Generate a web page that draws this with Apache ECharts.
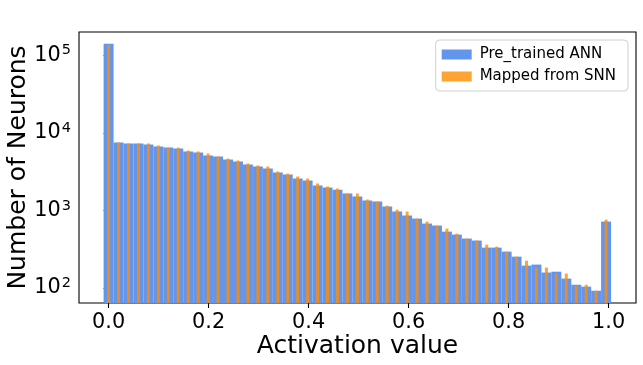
<!DOCTYPE html>
<html>
<head>
<meta charset="utf-8">
<script src="https://cdn.jsdelivr.net/npm/echarts@6/dist/echarts.min.js"></script>
<style>
html,body{margin:0;padding:0;background:#fff;}
#chart{width:643px;height:365px;}
</style>
</head>
<body>
<div id="chart"></div>
<script>
// histogram bins: first bin centre and bin width
var binStart = 0.0;
var binWidth = 0.0199;
// counts per bin
var annCounts = [140000, 7500, 7280, 7280, 7060, 6650, 6450, 6270, 5740, 5570,
    5090, 4940, 4520, 4260, 3900, 3670, 3460, 3070, 2900, 2570,
    2420, 2090, 1970, 1850, 1650, 1510, 1340, 1300, 1120, 965,
    857, 783, 676, 637, 532, 487, 433, 408, 331, 331,
    294, 253, 194, 200, 158, 162, 132, 110, 104, 92,
    717];
var snnCounts = [135000, 7500, 7280, 7280, 7280, 6860, 6450, 6450, 5910, 5740,
    5410, 4940, 4650, 4390, 4020, 3790, 3670, 3170, 2980, 2730,
    2570, 2220, 2030, 1910, 1650, 1650, 1380, 1300, 1150, 1020,
    965, 783, 717, 637, 582, 502, 433, 408, 362, 341,
    294, 253, 225, 183, 183, 153, 153, 107, 110, 92,
    760];
var xTicks = [0, 0.2, 0.4, 0.6, 0.8, 1.0];
var yTicks = [100, 1000, 10000, 100000];
var yMinorTicks = [70, 80, 90, 200, 300, 400, 500, 600, 700, 800, 900,
    2000, 3000, 4000, 5000, 6000, 7000, 8000, 9000,
    20000, 30000, 40000, 50000, 60000, 70000, 80000, 90000];
var seriesNames = ['Pre_trained ANN', 'Mapped from SNN'];

var font = 'DejaVu Sans';
var X_MIN = -0.0592, X_MAX = 1.0548;
var Y_MIN = 64, Y_MAX = 199000;

function pairs(counts){
    var out = [];
    for (var i = 0; i < counts.length; i++) {
        out.push([binStart + i * binWidth, counts[i]]);
    }
    return out;
}

var mychart = echarts.init(document.getElementById('chart'));
var option = {
    backgroundColor: '#fff',
    animation: false,
    grid: {
        show: true,
        left: 79, right: 7, top: 32, bottom: 62,
        containLabel: false,
        outerBoundsMode: 'none',
        borderColor: '#000', borderWidth: 1.1,
        backgroundColor: 'transparent'
    },
    legend: {
        orient: 'vertical',
        right: 15, top: 40,
        padding: [7, 12, 7, 6],
        itemWidth: 30, itemHeight: 10, itemGap: 7,
        backgroundColor: 'rgba(255,255,255,0.8)',
        borderColor: '#d0d0d0', borderWidth: 1, borderRadius: 4,
        icon: 'rect',
        textStyle: {fontFamily: font, fontSize: 15, color: '#000', padding: [0, 0, 0, 3]},
        data: seriesNames
    },
    xAxis: [{
        type: 'value',
        min: X_MIN, max: X_MAX,
        name: 'Activation value',
        nameLocation: 'middle',
        nameGap: 31,
        nameMoveOverlap: false,
        nameTextStyle: {fontFamily: font, fontSize: 25, color: '#000'},
        axisLine: {show: false},
        splitLine: {show: false},
        axisTick: {show: true, inside: false, length: 5, lineStyle: {color: '#000', width: 1.1}, customValues: xTicks},
        axisLabel: {
            margin: 9,
            fontFamily: font, fontSize: 20.8, color: '#000',
            customValues: xTicks,
            formatter: function(v){ return v.toFixed(1); }
        }
    }, {
        type: 'value',
        min: X_MIN, max: X_MAX,
        show: false
    }],
    yAxis: [{
        type: 'log',
        logBase: 10,
        min: Y_MIN, max: Y_MAX,
        name: 'Number of Neurons',
        nameLocation: 'middle',
        nameGap: 48,
        nameMoveOverlap: false,
        nameTextStyle: {fontFamily: font, fontSize: 25, color: '#000'},
        axisLine: {show: false},
        splitLine: {show: false},
        axisTick: {show: true, inside: false, length: 5, lineStyle: {color: '#000', width: 1.1}, customValues: yTicks},
        axisLabel: {
            margin: 8,
            customValues: yTicks,
            formatter: function(v){
                return '{b|10}{s|' + Math.round(Math.log10(v)) + '}';
            },
            rich: {
                b: {fontFamily: font, fontSize: 20.8, color: '#000'},
                s: {fontFamily: font, fontSize: 14.5, color: '#000', padding: [0, 0, 9, 1]}
            }
        }
    }, {
        type: 'log',
        logBase: 10,
        min: Y_MIN, max: Y_MAX,
        position: 'left',
        axisLine: {show: false},
        splitLine: {show: false},
        axisLabel: {show: false},
        axisTick: {show: true, inside: false, length: 3, lineStyle: {color: '#000', width: 0.8}, customValues: yMinorTicks}
    }],
    series: [{
        name: seriesNames[0],
        type: 'bar',
        xAxisIndex: 0, yAxisIndex: 0,
        barWidth: 10,
        clip: true,
        itemStyle: {color: '#6495ED'},
        data: pairs(annCounts)
    }, {
        name: seriesNames[1],
        type: 'bar',
        xAxisIndex: 1, yAxisIndex: 0,
        barWidth: 3,
        clip: true,
        itemStyle: {color: 'rgba(255,140,0,0.8)'},
        data: pairs(snnCounts)
    }]
};
mychart.setOption(option);
</script>
</body>
</html>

Exercise description: Output all of the data exactly as it stands, minus any images.

Output of the task:
Generate a web page that draws this with Apache ECharts.
<!DOCTYPE html>
<html>
<head>
<meta charset="utf-8">
<script src="https://cdn.jsdelivr.net/npm/echarts@6/dist/echarts.min.js"></script>
<style>
html,body{margin:0;padding:0;background:#fff;}
#chart{width:643px;height:365px;}
</style>
</head>
<body>
<div id="chart"></div>
<script>
// histogram bins: first bin centre and bin width
var binStart = 0.0;
var binWidth = 0.0199;
// counts per bin
var annCounts = [140000, 7500, 7280, 7280, 7060, 6650, 6450, 6270, 5740, 5570,
    5090, 4940, 4520, 4260, 3900, 3670, 3460, 3070, 2900, 2570,
    2420, 2090, 1970, 1850, 1650, 1510, 1340, 1300, 1120, 965,
    857, 783, 676, 637, 532, 487, 433, 408, 331, 331,
    294, 253, 194, 200, 158, 162, 132, 110, 104, 92,
    717];
var snnCounts = [135000, 7500, 7280, 7280, 7280, 6860, 6450, 6450, 5910, 5740,
    5410, 4940, 4650, 4390, 4020, 3790, 3670, 3170, 2980, 2730,
    2570, 2220, 2030, 1910, 1650, 1650, 1380, 1300, 1150, 1020,
    965, 783, 717, 637, 582, 502, 433, 408, 362, 341,
    294, 253, 225, 183, 183, 153, 153, 107, 110, 92,
    760];
var xTicks = [0, 0.2, 0.4, 0.6, 0.8, 1.0];
var yTicks = [100, 1000, 10000, 100000];
var yMinorTicks = [70, 80, 90, 200, 300, 400, 500, 600, 700, 800, 900,
    2000, 3000, 4000, 5000, 6000, 7000, 8000, 9000,
    20000, 30000, 40000, 50000, 60000, 70000, 80000, 90000];
var seriesNames = ['Pre_trained ANN', 'Mapped from SNN'];

var font = 'DejaVu Sans';
var X_MIN = -0.0592, X_MAX = 1.0548;
var Y_MIN = 64, Y_MAX = 199000;

function pairs(counts){
    var out = [];
    for (var i = 0; i < counts.length; i++) {
        out.push([binStart + i * binWidth, counts[i]]);
    }
    return out;
}

var mychart = echarts.init(document.getElementById('chart'));
var option = {
    backgroundColor: '#fff',
    animation: false,
    grid: {
        show: true,
        left: 79, right: 7, top: 32, bottom: 62,
        containLabel: false,
        outerBoundsMode: 'none',
        borderColor: '#000', borderWidth: 1.1,
        backgroundColor: 'transparent'
    },
    legend: {
        orient: 'vertical',
        right: 15, top: 40,
        padding: [7, 12, 7, 6],
        itemWidth: 30, itemHeight: 10, itemGap: 7,
        backgroundColor: 'rgba(255,255,255,0.8)',
        borderColor: '#d0d0d0', borderWidth: 1, borderRadius: 4,
        icon: 'rect',
        textStyle: {fontFamily: font, fontSize: 15, color: '#000', padding: [0, 0, 0, 3]},
        data: seriesNames
    },
    xAxis: [{
        type: 'value',
        min: X_MIN, max: X_MAX,
        name: 'Activation value',
        nameLocation: 'middle',
        nameGap: 31,
        nameMoveOverlap: false,
        nameTextStyle: {fontFamily: font, fontSize: 25, color: '#000'},
        axisLine: {show: false},
        splitLine: {show: false},
        axisTick: {show: true, inside: false, length: 5, lineStyle: {color: '#000', width: 1.1}, customValues: xTicks},
        axisLabel: {
            margin: 9,
            fontFamily: font, fontSize: 20.8, color: '#000',
            customValues: xTicks,
            formatter: function(v){ return v.toFixed(1); }
        }
    }, {
        type: 'value',
        min: X_MIN, max: X_MAX,
        show: false
    }],
    yAxis: [{
        type: 'log',
        logBase: 10,
        min: Y_MIN, max: Y_MAX,
        name: 'Number of Neurons',
        nameLocation: 'middle',
        nameGap: 48,
        nameMoveOverlap: false,
        nameTextStyle: {fontFamily: font, fontSize: 25, color: '#000'},
        axisLine: {show: false},
        splitLine: {show: false},
        axisTick: {show: true, inside: false, length: 5, lineStyle: {color: '#000', width: 1.1}, customValues: yTicks},
        axisLabel: {
            margin: 8,
            customValues: yTicks,
            formatter: function(v){
                return '{b|10}{s|' + Math.round(Math.log10(v)) + '}';
            },
            rich: {
                b: {fontFamily: font, fontSize: 20.8, color: '#000'},
                s: {fontFamily: font, fontSize: 14.5, color: '#000', padding: [0, 0, 9, 1]}
            }
        }
    }, {
        type: 'log',
        logBase: 10,
        min: Y_MIN, max: Y_MAX,
        position: 'left',
        axisLine: {show: false},
        splitLine: {show: false},
        axisLabel: {show: false},
        axisTick: {show: true, inside: false, length: 3, lineStyle: {color: '#000', width: 0.8}, customValues: yMinorTicks}
    }],
    series: [{
        name: seriesNames[0],
        type: 'bar',
        xAxisIndex: 0, yAxisIndex: 0,
        barWidth: 10,
        clip: true,
        itemStyle: {color: '#6495ED'},
        data: pairs(annCounts)
    }, {
        name: seriesNames[1],
        type: 'bar',
        xAxisIndex: 1, yAxisIndex: 0,
        barWidth: 3,
        clip: true,
        itemStyle: {color: 'rgba(255,140,0,0.8)'},
        data: pairs(snnCounts)
    }]
};
mychart.setOption(option);
</script>
</body>
</html>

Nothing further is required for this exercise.